18. A comprehensive taxation review is underway. The review will be aimed at: (i) enhancing fairness by ensuring that all taxpayers are treated equitably; (ii) improving the competitiveness and efficiency of the tax system; and (iii) simplifying and enhancing the transparency of the tax system to reduce the cost of compliance. The taxation review will be presented to Cabinet by end-September 2000 (structural benchmark), in order to incorporate its recommendations into the 2001 budget.

19. The Government is determined to allocate sufficient resources to support revenue collection. In particular, resources will be made available to strengthen the administration of the VAT and to increase the number of tax audits. The Government intends to redeploy staff to support tax and nontax collection.
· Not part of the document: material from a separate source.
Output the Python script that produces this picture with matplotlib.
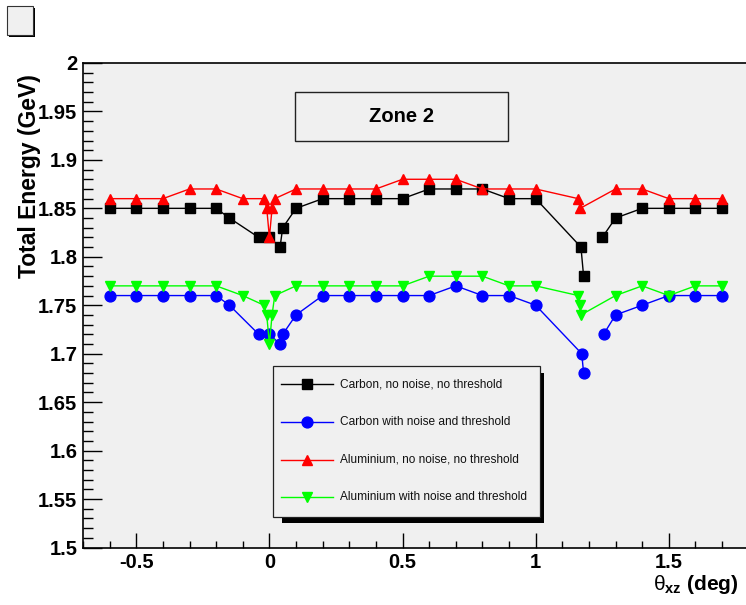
import numpy as np
import matplotlib
matplotlib.use("Agg")
import matplotlib.pyplot as plt
from matplotlib.patches import Rectangle
from matplotlib.lines import Line2D
from matplotlib.ticker import MultipleLocator, FormatStrFormatter

plt.rcParams['font.family'] = ['Liberation Sans', 'DejaVu Sans']
plt.rcParams['mathtext.fontset'] = 'custom'
plt.rcParams['mathtext.rm'] = 'Liberation Sans'
plt.rcParams['mathtext.bf'] = 'Liberation Sans:bold'
plt.rcParams['mathtext.it'] = 'Liberation Sans:italic'

# ---- data ----
carbon_x = [-0.6, -0.5, -0.4, -0.3, -0.2, -0.15, -0.04, 0.0, 0.04, 0.05, 0.1, 0.2, 0.3, 0.4,
            0.5, 0.6, 0.7, 0.8, 0.9, 1.0, 1.17, 1.18, 1.25, 1.3, 1.4, 1.5, 1.6, 1.7]
carbon_y = [1.85, 1.85, 1.85, 1.85, 1.85, 1.84, 1.82, 1.82, 1.81, 1.83, 1.85, 1.86, 1.86, 1.86,
            1.86, 1.87, 1.87, 1.87, 1.86, 1.86, 1.81, 1.78, 1.82, 1.84, 1.85, 1.85, 1.85, 1.85]
carbon_noise_y = [1.76, 1.76, 1.76, 1.76, 1.76, 1.75, 1.72, 1.72, 1.71, 1.72, 1.74, 1.76, 1.76, 1.76,
                  1.76, 1.76, 1.77, 1.76, 1.76, 1.75, 1.70, 1.68, 1.72, 1.74, 1.75, 1.76, 1.76, 1.76]
carbon_noise_x = [-0.6, -0.5, -0.4, -0.3, -0.2, -0.15, -0.04, 0.0, 0.04, 0.05, 0.1, 0.2, 0.3, 0.4,
                  0.5, 0.6, 0.7, 0.8, 0.9, 1.0, 1.173, 1.18, 1.255, 1.3, 1.4, 1.5, 1.6, 1.7]
carbon_gap = 22  # the carbon curves are not joined between 1.18 and 1.25

alu_x = [-0.6, -0.5, -0.4, -0.3, -0.2, -0.1, -0.02, -0.01, 0.0, 0.01, 0.02, 0.1, 0.2, 0.3,
         0.4, 0.5, 0.6, 0.7, 0.8, 0.9, 1.0, 1.16, 1.167, 1.3, 1.4, 1.5, 1.6, 1.7]
alu_y = [1.86, 1.86, 1.86, 1.87, 1.87, 1.86, 1.86, 1.85, 1.82, 1.85, 1.86, 1.87, 1.87, 1.87,
         1.87, 1.88, 1.88, 1.88, 1.87, 1.87, 1.87, 1.86, 1.85, 1.87, 1.87, 1.86, 1.86, 1.86]
alu_noise_x = [-0.6, -0.5, -0.4, -0.3, -0.2, -0.1, -0.02, -0.01, 0.0, 0.01, 0.02, 0.1, 0.2, 0.3,
               0.4, 0.5, 0.6, 0.7, 0.8, 0.9, 1.0, 1.16, 1.165, 1.17, 1.3, 1.4, 1.5, 1.6, 1.7]
alu_noise_y = [1.77, 1.77, 1.77, 1.77, 1.77, 1.76, 1.75, 1.74, 1.71, 1.74, 1.76, 1.77, 1.77, 1.77,
               1.77, 1.77, 1.78, 1.78, 1.78, 1.77, 1.77, 1.76, 1.75, 1.74, 1.76, 1.77, 1.76, 1.77, 1.77]

labels = ["Carbon, no noise, no threshold",
          "Carbon with noise and threshold",
          "Aluminium, no noise, no threshold",
          "Aluminium with noise and threshold"]
colors = ["black", "#0000ff", "#ff0000", "#00ff00"]
markers = ["s", "o", "^", "v"]
msizes = [6.8, 7.8, 7.8, 7.8]

W, H = 746, 605
BG = "#f0f0f0"


def fx(x):
    return x / W


def fy(y):
    return 1 - y / H


fig = plt.figure(figsize=(W / 100, H / 100), dpi=100)
fig.patch.set_facecolor("white")
ax = fig.add_axes([fx(83), fy(547.5), fx(748.7) - fx(83), fy(63) - fy(547.5)])
ax.set_facecolor(BG)

series = [
    (carbon_x, carbon_y, carbon_gap),
    (carbon_noise_x, carbon_noise_y, carbon_gap),
    (alu_x, alu_y, None),
    (alu_noise_x, alu_noise_y, None),
]
for (xs, ys, gap), c, m, ms in zip(series, colors, markers, msizes):
    parts = [(xs, ys)] if gap is None else [(xs[:gap], ys[:gap]), (xs[gap:], ys[gap:])]
    for px, py in parts:
        ax.plot(px, py, color=c, lw=1.0, marker=m, ms=ms, mec=c, mfc=c, clip_on=False)

ax.set_xlim(-0.7, 1.8)
ax.set_ylim(1.5, 2.0)
ax.xaxis.set_major_locator(MultipleLocator(0.5))
ax.xaxis.set_minor_locator(MultipleLocator(0.1))
ax.yaxis.set_major_locator(MultipleLocator(0.05))
ax.yaxis.set_minor_locator(MultipleLocator(0.01))
ax.xaxis.set_major_formatter(FormatStrFormatter("%g"))
ax.yaxis.set_major_formatter(FormatStrFormatter("%g"))
ax.tick_params(axis="x", which="major", direction="in", length=10.8, width=1.0, pad=4,
               labelsize=14.5)
ax.tick_params(axis="x", which="minor", direction="in", length=5, width=1.0)
ax.tick_params(axis="y", which="major", direction="in", length=13.7, width=1.0, pad=4,
               labelsize=14.5)
ax.tick_params(axis="y", which="minor", direction="in", length=7.2, width=1.0)
for t in ax.get_xticklabels() + ax.get_yticklabels():
    t.set_fontweight("bold")
for s in ["left", "top", "bottom"]:
    ax.spines[s].set_linewidth(1.2)
ax.spines["right"].set_visible(False)

fig.text(fx(30), fy(176.5), "Total Energy (GeV)", rotation=90, ha="center", va="center",
         fontsize=16.5, fontweight="bold")
fig.text(fx(739), fy(585), r"$\mathrm{\theta}_{\mathbf{xz}}$ (deg)", ha="right", va="center",
         fontsize=15, fontweight="bold")

# "Zone 2" pave
fig.add_artist(Rectangle((fx(295.3), fy(141)), fx(508.3) - fx(295.3), fy(92.3) - fy(141),
                         transform=fig.transFigure, facecolor=BG, edgecolor="#222222", lw=1.0))
fig.text(fx(401.8), fy(116.7), "Zone 2", ha="center", va="center", fontsize=14.5,
         fontweight="bold")

# empty title box at top left
fig.add_artist(Rectangle((fx(9), fy(37)), fx(26), fy(0) - fy(29), transform=fig.transFigure,
                         facecolor="black", edgecolor="none"))
fig.add_artist(Rectangle((fx(7), fy(35)), fx(26), fy(0) - fy(29), transform=fig.transFigure,
                         facecolor=BG, edgecolor="#333333", lw=0.8))

# legend drawn by hand, ROOT style with shadow
fig.add_artist(Rectangle((fx(281.7), fy(522.7)), fx(544) - fx(281.7), fy(373) - fy(522.7),
                         transform=fig.transFigure, facecolor="black", edgecolor="none"))
fig.add_artist(Rectangle((fx(273.3), fy(516.7)), fx(540) - fx(273.3), fy(365.7) - fy(516.7),
                         transform=fig.transFigure, facecolor=BG, edgecolor="#222222", lw=0.9))
rows = [384.3, 422.3, 460, 497.3]
for row, lab, c, m, ms in zip(rows, labels, colors, markers, msizes):
    fig.add_artist(Line2D([fx(280.7), fx(333.3)], [fy(row), fy(row)], color=c, lw=1.0,
                          transform=fig.transFigure))
    fig.add_artist(Line2D([fx(307.3)], [fy(row)], color=c, marker=m, ms=ms, mfc=c, mec=c,
                          transform=fig.transFigure))
    fig.text(fx(340), fy(row), lab, ha="left", va="center", fontsize=8.6, color="#111111")

fig.savefig("out.png", dpi=100)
20. Recent passage of the revised Central Bank Act (CBA) and the Banks and Financial Institutions Act (BFIA) has improved the framework for monetary policy and supervision of financial institutions. The CBA places strict limits on lending to Government; mandates the payment of market-determined interest rates by the Government on Central Bank holdings of treasury bills; and grants the Central Bank wide discretion in the choice of monetary policy tools to meet its objectives. In compliance with requirements under the new Act, the Central Bank published its first semi-annual Monetary Policy Statement on July 14, 2000. This practice will help improve public understanding of how the bank intends to achieve price stability and will increase the accountability of monetary policy makers. The BFIA, which became operational on July 18, 2000, enhances the supervisory and regulatory powers of the Central Bank, enabling it to prevent the operation of pyramid schemes.

IV. Prior Actions and Program Monitoring, June 2000–March 2001

21.As a prior action for the completion of the review, the plan and timetable for the public sector reform program have been endorsed by Cabinet (paragraph 4).

22. Quantitative performance criteria for end-December 2000 and revised indicative targets for end-March 2001 have been set as follows: (i) a ceiling on net domestic assets of the Central Bank; (ii) a ceiling on net domestic financing of the Government; (iii) a floor for the net international reserves of the BPNG; (iv) ceilings on new short-term and medium- and long-term external nonconcessional debt, including loan guarantees; and (v) the continuing prohibition on the accumulation of external payments arrears. The budget for 2001 will be finalized during the second review.

23. The following structural performance criterion will be observed: Finance Pacific will be brought to the point of sale by end-December 2000 (paragraph 14).

24. The following quantitative benchmarks will be observed: (i) floor on Mineral Resources Stabilization Fund receipts (Table 2); (ii) floor on non-MRSF tax revenue (Table 2); (iii) limit on central government noninterest recurrent expenditure (Table 2); (iv) limit on central government wages and salaries (Table 2); and (v) floor on reduction of pre-1999 domestic arrears (Table 2). No post-1999 Government domestic arrears have been or will be incurred.

25. Important progress has been recently achieved in compiling a consistent set of national accounts for 1993-98. The Government is aware, however, that weaknesses remain in the economic database of Papua New Guinea, especially in price, government finance and balance of payments statistics. Under the ROSC initiative and with the assistance of an FAD mission expected to visit Port Moresby later this year, the Government will begin work to expand the coverage of the public sector statistics to include the operations of the rest of the General Government. In addition, the Government will take early action to improve the statistical coordination between the Department of Finance and Treasury and the Central Bank, and in this regard has requested technical assistance from the Fund. The recommendation of the recent PFTAC mission will be considered as part of a strategy designed to strengthen the institutional framework of the statistical system. The FAD mission is also expected to assist in efforts to resolve inconsistencies between monetary and fiscal statistics.